— The task —
Extract the records in full, leaving every picture out.

━━━━━ Data entries

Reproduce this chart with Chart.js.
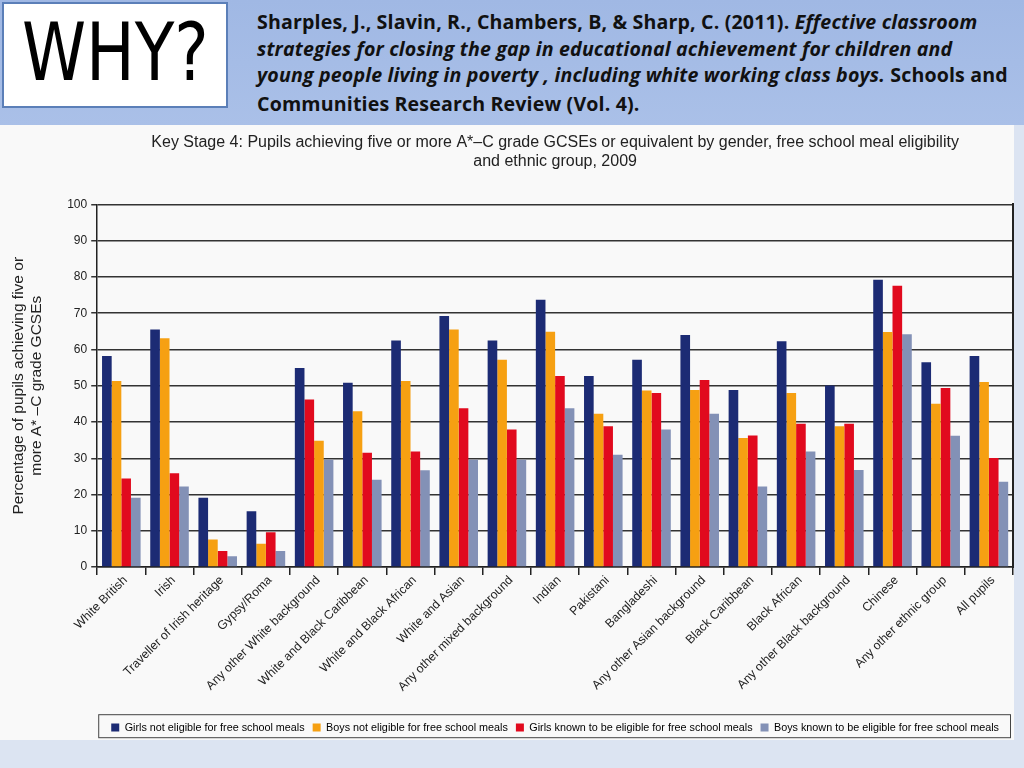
<!DOCTYPE html>
<html>
<head>
<meta charset="utf-8">
<script src="https://cdn.jsdelivr.net/npm/chart.js@4.4.1/dist/chart.umd.min.js"></script>
<style>
  html, body { margin: 0; padding: 0; }
  body { width: 1024px; height: 768px; position: relative; overflow: hidden; background: #dce4f2; font-family: "Open Sans", Lato, sans-serif; }
  #header { position: absolute; left: 0; top: 0; width: 1024px; height: 125px; background: linear-gradient(#a0b8e4, #aac0e8); }
  #why { position: absolute; left: 2px; top: 2px; width: 226px; height: 106px; background: #fff; border: 2px solid #5b7fb8; box-sizing: border-box; overflow: hidden; }
  #why span { position: absolute; left: 18px; top: -6px; font-family: "Liberation Sans Narrow", "DejaVu Sans Condensed", sans-serif; font-size: 80px; line-height: 110px;
              color: #000; transform: scaleX(0.9); transform-origin: left center; white-space: nowrap; }
  #cite { position: absolute; left: 257px; top: 9px; width: 767px; font-weight: bold; font-size: 19.6px; line-height: 26.5px; letter-spacing: 0.15px; color: #111; white-space: nowrap; }
  #cite .last { display: inline-block; margin-top: 2px; }
  #wrap { position: absolute; left: 0; top: 125px; width: 1014px; height: 615px; background: #f9f9f9; }
</style>
</head>
<body>
<div id="header">
  <div id="why"><span>WHY?</span></div>
  <div id="cite">Sharples, J., Slavin, R., Chambers, B, &amp; Sharp, C. (2011). <i>Effective classroom</i><br><i>strategies for closing the gap in educational achievement for children and</i><br><i>young people living in poverty , including white working class boys.</i> Schools and<br><span class="last">Communities Research Review (Vol. 4).</span></div>
</div>
<div id="wrap"><canvas id="grafico"></canvas></div>
<script>
// categorias e valores
const categorias = ['White British', 'Irish', 'Traveller of Irish heritage', 'Gypsy/Roma', 'Any other White background',
  'White and Black Caribbean', 'White and Black African', 'White and Asian', 'Any other mixed background', 'Indian',
  'Pakistani', 'Bangladeshi', 'Any other Asian background', 'Black Caribbean', 'Black African',
  'Any other Black background', 'Chinese', 'Any other ethnic group', 'All pupils'];
const meninasNaoElegiveis = [58.2, 65.5, 19.1, 15.4, 54.9, 50.8, 62.5, 69.2, 62.5, 73.7, 52.7, 57.2, 64.0, 48.8, 62.3, 50.1, 79.2, 56.5, 58.2];
const meninosNaoElegiveis = [51.3, 63.1, 7.6, 6.4, 46.2, 43.0, 51.3, 65.5, 57.2, 64.9, 42.3, 48.7, 48.8, 35.6, 48.0, 38.8, 64.8, 45.0, 51.0];
const meninasElegiveis = [24.4, 25.9, 4.4, 9.6, 34.8, 31.5, 31.9, 43.8, 37.9, 52.7, 38.8, 48.0, 51.6, 36.3, 39.5, 39.5, 77.6, 49.4, 30.1];
const meninosElegiveis = [19.1, 22.2, 3.0, 4.4, 29.6, 24.1, 26.7, 29.6, 29.6, 43.8, 31.0, 37.9, 42.3, 22.2, 31.9, 26.8, 64.2, 36.2, 23.5];
const legendas = ['Girls not eligible for free school meals', 'Boys not eligible for free school meals',
  'Girls known to be eligible for free school meals', 'Boys known to be eligible for free school meals'];
const yTicks = [0, 10, 20, 30, 40, 50, 60, 70, 80, 90, 100];

const azul = '#1c2b74', laranja = '#f6a012', vermelho = '#e10a1e', cinza = '#8391b6';
// no original, as cores do 2º e 3º grupo de "Any other White background" aparecem trocadas
const corTrocada = 4;
const coresMeninos = categorias.map((c, i) => i === corTrocada ? vermelho : laranja);
const coresMeninas = categorias.map((c, i) => i === corTrocada ? laranja : vermelho);

const caixaLegenda = {
  id: 'caixaLegenda',
  afterDraw(chart) {
    const l = chart.legend, a = chart.chartArea, ctx = chart.ctx;
    ctx.save();
    ctx.strokeStyle = '#444';
    ctx.lineWidth = 1;
    ctx.strokeRect(a.left + 1.5, l.top + 0.5, a.right - a.left - 4, 23);
    ctx.restore();
  }
};

Chart.defaults.font.family = '"Liberation Sans", Arial, sans-serif';
Chart.defaults.color = '#222';

new Chart(document.getElementById('grafico'), {
  type: 'bar',
  data: {
    labels: categorias,
    datasets: [
      { label: legendas[0], data: meninasNaoElegiveis, backgroundColor: azul },
      { label: legendas[1], data: meninosNaoElegiveis, backgroundColor: coresMeninos },
      { label: legendas[2], data: meninasElegiveis, backgroundColor: coresMeninas },
      { label: legendas[3], data: meninosElegiveis, backgroundColor: cinza }
    ]
  },
  options: {
    responsive: true,
    maintainAspectRatio: false,
    animation: false,
    layout: { padding: { left: 9, right: 1, top: 8, bottom: -3 } },
    datasets: { bar: { categoryPercentage: 0.8, barPercentage: 1.0 } },
    plugins: {
      title: {
        display: true,
        fullSize: false,
        text: ['Key Stage 4: Pupils achieving five or more A*\u2013C grade GCSEs or equivalent by gender, free school meal eligibility',
               'and ethnic group, 2009'],
        font: { size: 16, weight: 'normal' },
        color: '#222',
        padding: { top: 0, bottom: 33 },
        lineHeight: 1.15
      },
      legend: {
        position: 'bottom',
        fullSize: false,
        labels: {
          boxWidth: 8, boxHeight: 8, padding: 8,
          font: { size: 10.8 },
          color: '#222',
          generateLabels(chart) {
            const cores = [azul, laranja, vermelho, cinza];
            return chart.data.datasets.map((d, i) => ({
              text: d.label, fillStyle: cores[i], strokeStyle: cores[i], lineWidth: 0, datasetIndex: i
            }));
          }
        }
      },
      tooltip: { enabled: false }
    },
    scales: {
      x: {
        grid: { offset: true, drawOnChartArea: false, color: '#222', tickLength: 8, lineWidth: 1.5 },
        border: { color: '#222', width: 1.5 },
        ticks: { autoSkip: false, maxRotation: 45, minRotation: 45, font: { size: 12.3 }, color: '#222', padding: -2, labelOffset: 4 },
        afterFit(scale) { scale.height += 22; }
      },
      y: {
        min: 0, max: 100,
        afterBuildTicks(axis) { axis.ticks = yTicks.map(v => ({ value: v })); },
        grid: { color: '#333', lineWidth: 1.5, tickLength: 6 },
        border: { color: '#222', width: 1.5 },
        ticks: { font: { size: 12 }, color: '#222', padding: 4 },
        title: {
          display: true,
          text: ['Percentage of pupils achieving five or', 'more A* \u2013C grade GCSEs'],
          font: { size: 15.5 },
          lineHeight: 1.15,
          color: '#222',
          padding: { top: 0, bottom: 17 }
        }
      },
      y2: {
        position: 'right', min: 0, max: 100,
        grid: { drawOnChartArea: false, drawTicks: false },
        border: { color: '#222', width: 2 },
        ticks: { display: false }
      }
    }
  },
  plugins: [caixaLegenda]
});
</script>
</body>
</html>
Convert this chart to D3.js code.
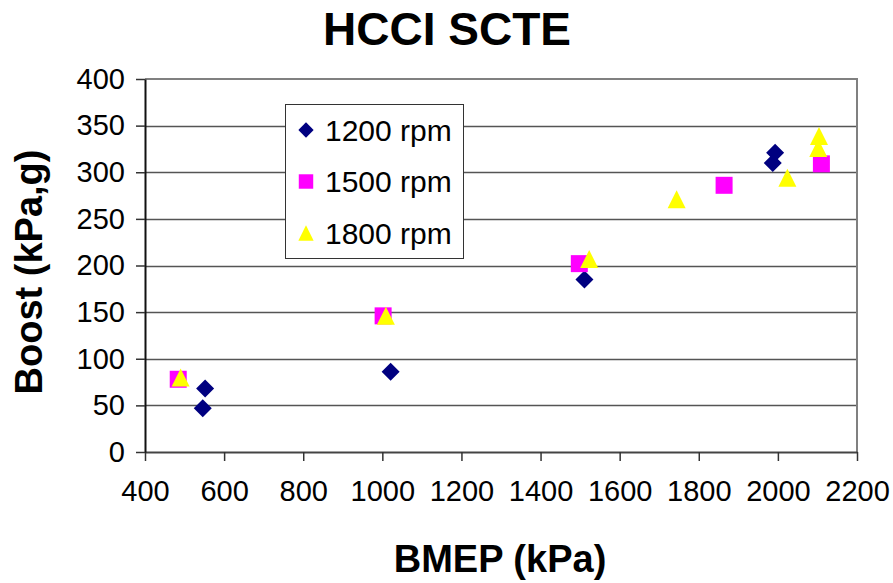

━━━━━━━━━━

— Full output —
Reproduce this chart with Chart.js.
<!DOCTYPE html>
<html>
<head>
<meta charset="utf-8">
<script src="https://cdn.jsdelivr.net/npm/chart.js@4.4.1/dist/chart.umd.min.js"></script>
<style>
  html, body { margin: 0; padding: 0; }
  body { width: 1024px; height: 768px; position: relative; overflow: hidden; background: #dce4f2; font-family: "Open Sans", Lato, sans-serif; }
  #header { position: absolute; left: 0; top: 0; width: 1024px; height: 125px; background: linear-gradient(#a0b8e4, #aac0e8); }
  #why { position: absolute; left: 2px; top: 2px; width: 226px; height: 106px; background: #fff; border: 2px solid #5b7fb8; box-sizing: border-box; overflow: hidden; }
  #why span { position: absolute; left: 18px; top: -6px; font-family: "Liberation Sans Narrow", "DejaVu Sans Condensed", sans-serif; font-size: 80px; line-height: 110px;
              color: #000; transform: scaleX(0.9); transform-origin: left center; white-space: nowrap; }
  #cite { position: absolute; left: 257px; top: 9px; width: 767px; font-weight: bold; font-size: 19.6px; line-height: 26.5px; letter-spacing: 0.15px; color: #111; white-space: nowrap; }
  #cite .last { display: inline-block; margin-top: 2px; }
  #wrap { position: absolute; left: 0; top: 125px; width: 1014px; height: 615px; background: #f9f9f9; }
</style>
</head>
<body>
<div id="header">
  <div id="why"><span>WHY?</span></div>
  <div id="cite">Sharples, J., Slavin, R., Chambers, B, &amp; Sharp, C. (2011). <i>Effective classroom</i><br><i>strategies for closing the gap in educational achievement for children and</i><br><i>young people living in poverty , including white working class boys.</i> Schools and<br><span class="last">Communities Research Review (Vol. 4).</span></div>
</div>
<div id="wrap"><canvas id="grafico"></canvas></div>
<script>
// categorias e valores
const categorias = ['White British', 'Irish', 'Traveller of Irish heritage', 'Gypsy/Roma', 'Any other White background',
  'White and Black Caribbean', 'White and Black African', 'White and Asian', 'Any other mixed background', 'Indian',
  'Pakistani', 'Bangladeshi', 'Any other Asian background', 'Black Caribbean', 'Black African',
  'Any other Black background', 'Chinese', 'Any other ethnic group', 'All pupils'];
const meninasNaoElegiveis = [58.2, 65.5, 19.1, 15.4, 54.9, 50.8, 62.5, 69.2, 62.5, 73.7, 52.7, 57.2, 64.0, 48.8, 62.3, 50.1, 79.2, 56.5, 58.2];
const meninosNaoElegiveis = [51.3, 63.1, 7.6, 6.4, 46.2, 43.0, 51.3, 65.5, 57.2, 64.9, 42.3, 48.7, 48.8, 35.6, 48.0, 38.8, 64.8, 45.0, 51.0];
const meninasElegiveis = [24.4, 25.9, 4.4, 9.6, 34.8, 31.5, 31.9, 43.8, 37.9, 52.7, 38.8, 48.0, 51.6, 36.3, 39.5, 39.5, 77.6, 49.4, 30.1];
const meninosElegiveis = [19.1, 22.2, 3.0, 4.4, 29.6, 24.1, 26.7, 29.6, 29.6, 43.8, 31.0, 37.9, 42.3, 22.2, 31.9, 26.8, 64.2, 36.2, 23.5];
const legendas = ['Girls not eligible for free school meals', 'Boys not eligible for free school meals',
  'Girls known to be eligible for free school meals', 'Boys known to be eligible for free school meals'];
const yTicks = [0, 10, 20, 30, 40, 50, 60, 70, 80, 90, 100];

const azul = '#1c2b74', laranja = '#f6a012', vermelho = '#e10a1e', cinza = '#8391b6';
// no original, as cores do 2º e 3º grupo de "Any other White background" aparecem trocadas
const corTrocada = 4;
const coresMeninos = categorias.map((c, i) => i === corTrocada ? vermelho : laranja);
const coresMeninas = categorias.map((c, i) => i === corTrocada ? laranja : vermelho);

const caixaLegenda = {
  id: 'caixaLegenda',
  afterDraw(chart) {
    const l = chart.legend, a = chart.chartArea, ctx = chart.ctx;
    ctx.save();
    ctx.strokeStyle = '#444';
    ctx.lineWidth = 1;
    ctx.strokeRect(a.left + 1.5, l.top + 0.5, a.right - a.left - 4, 23);
    ctx.restore();
  }
};

Chart.defaults.font.family = '"Liberation Sans", Arial, sans-serif';
Chart.defaults.color = '#222';

new Chart(document.getElementById('grafico'), {
  type: 'bar',
  data: {
    labels: categorias,
    datasets: [
      { label: legendas[0], data: meninasNaoElegiveis, backgroundColor: azul },
      { label: legendas[1], data: meninosNaoElegiveis, backgroundColor: coresMeninos },
      { label: legendas[2], data: meninasElegiveis, backgroundColor: coresMeninas },
      { label: legendas[3], data: meninosElegiveis, backgroundColor: cinza }
    ]
  },
  options: {
    responsive: true,
    maintainAspectRatio: false,
    animation: false,
    layout: { padding: { left: 9, right: 1, top: 8, bottom: -3 } },
    datasets: { bar: { categoryPercentage: 0.8, barPercentage: 1.0 } },
    plugins: {
      title: {
        display: true,
        fullSize: false,
        text: ['Key Stage 4: Pupils achieving five or more A*\u2013C grade GCSEs or equivalent by gender, free school meal eligibility',
               'and ethnic group, 2009'],
        font: { size: 16, weight: 'normal' },
        color: '#222',
        padding: { top: 0, bottom: 33 },
        lineHeight: 1.15
      },
      legend: {
        position: 'bottom',
        fullSize: false,
        labels: {
          boxWidth: 8, boxHeight: 8, padding: 8,
          font: { size: 10.8 },
          color: '#222',
          generateLabels(chart) {
            const cores = [azul, laranja, vermelho, cinza];
            return chart.data.datasets.map((d, i) => ({
              text: d.label, fillStyle: cores[i], strokeStyle: cores[i], lineWidth: 0, datasetIndex: i
            }));
          }
        }
      },
      tooltip: { enabled: false }
    },
    scales: {
      x: {
        grid: { offset: true, drawOnChartArea: false, color: '#222', tickLength: 8, lineWidth: 1.5 },
        border: { color: '#222', width: 1.5 },
        ticks: { autoSkip: false, maxRotation: 45, minRotation: 45, font: { size: 12.3 }, color: '#222', padding: -2, labelOffset: 4 },
        afterFit(scale) { scale.height += 22; }
      },
      y: {
        min: 0, max: 100,
        afterBuildTicks(axis) { axis.ticks = yTicks.map(v => ({ value: v })); },
        grid: { color: '#333', lineWidth: 1.5, tickLength: 6 },
        border: { color: '#222', width: 1.5 },
        ticks: { font: { size: 12 }, color: '#222', padding: 4 },
        title: {
          display: true,
          text: ['Percentage of pupils achieving five or', 'more A* \u2013C grade GCSEs'],
          font: { size: 15.5 },
          lineHeight: 1.15,
          color: '#222',
          padding: { top: 0, bottom: 17 }
        }
      },
      y2: {
        position: 'right', min: 0, max: 100,
        grid: { drawOnChartArea: false, drawTicks: false },
        border: { color: '#222', width: 2 },
        ticks: { display: false }
      }
    }
  },
  plugins: [caixaLegenda]
});
</script>
</body>
</html>
Convert this chart to D3.js code.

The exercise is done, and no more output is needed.